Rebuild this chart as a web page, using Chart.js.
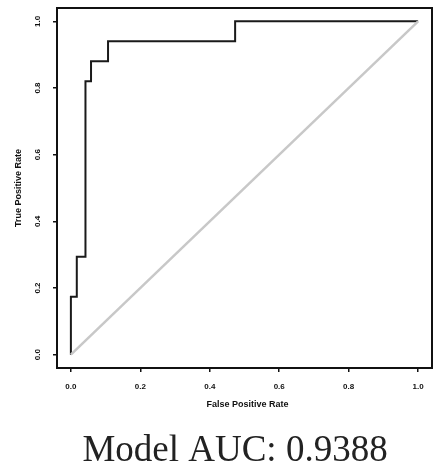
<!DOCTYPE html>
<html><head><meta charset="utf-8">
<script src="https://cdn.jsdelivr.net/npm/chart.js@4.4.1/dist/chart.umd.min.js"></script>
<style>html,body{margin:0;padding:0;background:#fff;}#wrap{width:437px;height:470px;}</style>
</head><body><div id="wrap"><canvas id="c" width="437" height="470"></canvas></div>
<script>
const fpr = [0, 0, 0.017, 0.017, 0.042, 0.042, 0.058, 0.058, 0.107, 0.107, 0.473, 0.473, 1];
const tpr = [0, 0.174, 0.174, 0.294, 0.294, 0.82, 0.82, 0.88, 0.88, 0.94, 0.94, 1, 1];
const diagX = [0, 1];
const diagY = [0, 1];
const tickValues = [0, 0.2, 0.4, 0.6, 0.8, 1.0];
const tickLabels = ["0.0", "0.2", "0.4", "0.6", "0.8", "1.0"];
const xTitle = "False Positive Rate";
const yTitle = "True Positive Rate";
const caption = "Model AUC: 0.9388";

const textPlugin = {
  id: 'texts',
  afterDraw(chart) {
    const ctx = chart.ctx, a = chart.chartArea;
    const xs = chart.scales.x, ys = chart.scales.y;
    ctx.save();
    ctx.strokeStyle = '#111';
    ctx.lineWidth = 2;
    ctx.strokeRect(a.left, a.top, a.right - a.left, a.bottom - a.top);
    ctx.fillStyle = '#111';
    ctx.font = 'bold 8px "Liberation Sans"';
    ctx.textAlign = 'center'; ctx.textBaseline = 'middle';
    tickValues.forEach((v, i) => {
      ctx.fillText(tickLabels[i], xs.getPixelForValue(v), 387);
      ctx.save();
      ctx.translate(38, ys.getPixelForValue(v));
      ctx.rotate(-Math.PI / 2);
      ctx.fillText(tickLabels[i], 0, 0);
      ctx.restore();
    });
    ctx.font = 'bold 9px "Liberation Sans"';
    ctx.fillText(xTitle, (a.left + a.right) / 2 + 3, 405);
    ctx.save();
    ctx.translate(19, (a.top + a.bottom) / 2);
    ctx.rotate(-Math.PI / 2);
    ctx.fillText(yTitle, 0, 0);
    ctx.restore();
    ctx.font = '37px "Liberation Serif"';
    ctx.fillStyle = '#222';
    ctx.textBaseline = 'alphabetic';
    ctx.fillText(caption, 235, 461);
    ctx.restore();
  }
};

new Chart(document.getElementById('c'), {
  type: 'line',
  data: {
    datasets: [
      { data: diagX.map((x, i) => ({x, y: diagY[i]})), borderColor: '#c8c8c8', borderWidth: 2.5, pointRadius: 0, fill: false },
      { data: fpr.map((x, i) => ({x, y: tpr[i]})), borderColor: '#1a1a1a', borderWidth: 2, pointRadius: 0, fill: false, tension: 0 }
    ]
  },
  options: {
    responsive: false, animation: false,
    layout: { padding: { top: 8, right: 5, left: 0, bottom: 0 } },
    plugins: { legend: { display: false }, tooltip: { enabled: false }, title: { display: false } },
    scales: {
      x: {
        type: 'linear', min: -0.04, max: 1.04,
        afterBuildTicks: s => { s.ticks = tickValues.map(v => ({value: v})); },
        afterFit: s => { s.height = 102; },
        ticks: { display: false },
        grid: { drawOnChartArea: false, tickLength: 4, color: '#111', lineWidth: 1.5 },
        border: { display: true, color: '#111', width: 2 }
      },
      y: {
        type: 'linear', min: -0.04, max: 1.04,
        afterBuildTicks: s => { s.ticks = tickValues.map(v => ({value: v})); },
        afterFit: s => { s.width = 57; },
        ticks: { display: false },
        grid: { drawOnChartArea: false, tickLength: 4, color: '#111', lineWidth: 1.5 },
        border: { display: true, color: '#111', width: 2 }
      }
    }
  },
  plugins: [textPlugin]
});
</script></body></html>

○ ○ ○

▸ DESCRIPTION OF THE TASK:
All of the lines above should be printed exactly, minus the pictures.

▸ TASK OUTPUT:
Rebuild this chart as a web page, using Chart.js.
<!DOCTYPE html>
<html><head><meta charset="utf-8">
<script src="https://cdn.jsdelivr.net/npm/chart.js@4.4.1/dist/chart.umd.min.js"></script>
<style>html,body{margin:0;padding:0;background:#fff;}#wrap{width:437px;height:470px;}</style>
</head><body><div id="wrap"><canvas id="c" width="437" height="470"></canvas></div>
<script>
const fpr = [0, 0, 0.017, 0.017, 0.042, 0.042, 0.058, 0.058, 0.107, 0.107, 0.473, 0.473, 1];
const tpr = [0, 0.174, 0.174, 0.294, 0.294, 0.82, 0.82, 0.88, 0.88, 0.94, 0.94, 1, 1];
const diagX = [0, 1];
const diagY = [0, 1];
const tickValues = [0, 0.2, 0.4, 0.6, 0.8, 1.0];
const tickLabels = ["0.0", "0.2", "0.4", "0.6", "0.8", "1.0"];
const xTitle = "False Positive Rate";
const yTitle = "True Positive Rate";
const caption = "Model AUC: 0.9388";

const textPlugin = {
  id: 'texts',
  afterDraw(chart) {
    const ctx = chart.ctx, a = chart.chartArea;
    const xs = chart.scales.x, ys = chart.scales.y;
    ctx.save();
    ctx.strokeStyle = '#111';
    ctx.lineWidth = 2;
    ctx.strokeRect(a.left, a.top, a.right - a.left, a.bottom - a.top);
    ctx.fillStyle = '#111';
    ctx.font = 'bold 8px "Liberation Sans"';
    ctx.textAlign = 'center'; ctx.textBaseline = 'middle';
    tickValues.forEach((v, i) => {
      ctx.fillText(tickLabels[i], xs.getPixelForValue(v), 387);
      ctx.save();
      ctx.translate(38, ys.getPixelForValue(v));
      ctx.rotate(-Math.PI / 2);
      ctx.fillText(tickLabels[i], 0, 0);
      ctx.restore();
    });
    ctx.font = 'bold 9px "Liberation Sans"';
    ctx.fillText(xTitle, (a.left + a.right) / 2 + 3, 405);
    ctx.save();
    ctx.translate(19, (a.top + a.bottom) / 2);
    ctx.rotate(-Math.PI / 2);
    ctx.fillText(yTitle, 0, 0);
    ctx.restore();
    ctx.font = '37px "Liberation Serif"';
    ctx.fillStyle = '#222';
    ctx.textBaseline = 'alphabetic';
    ctx.fillText(caption, 235, 461);
    ctx.restore();
  }
};

new Chart(document.getElementById('c'), {
  type: 'line',
  data: {
    datasets: [
      { data: diagX.map((x, i) => ({x, y: diagY[i]})), borderColor: '#c8c8c8', borderWidth: 2.5, pointRadius: 0, fill: false },
      { data: fpr.map((x, i) => ({x, y: tpr[i]})), borderColor: '#1a1a1a', borderWidth: 2, pointRadius: 0, fill: false, tension: 0 }
    ]
  },
  options: {
    responsive: false, animation: false,
    layout: { padding: { top: 8, right: 5, left: 0, bottom: 0 } },
    plugins: { legend: { display: false }, tooltip: { enabled: false }, title: { display: false } },
    scales: {
      x: {
        type: 'linear', min: -0.04, max: 1.04,
        afterBuildTicks: s => { s.ticks = tickValues.map(v => ({value: v})); },
        afterFit: s => { s.height = 102; },
        ticks: { display: false },
        grid: { drawOnChartArea: false, tickLength: 4, color: '#111', lineWidth: 1.5 },
        border: { display: true, color: '#111', width: 2 }
      },
      y: {
        type: 'linear', min: -0.04, max: 1.04,
        afterBuildTicks: s => { s.ticks = tickValues.map(v => ({value: v})); },
        afterFit: s => { s.width = 57; },
        ticks: { display: false },
        grid: { drawOnChartArea: false, tickLength: 4, color: '#111', lineWidth: 1.5 },
        border: { display: true, color: '#111', width: 2 }
      }
    }
  },
  plugins: [textPlugin]
});
</script></body></html>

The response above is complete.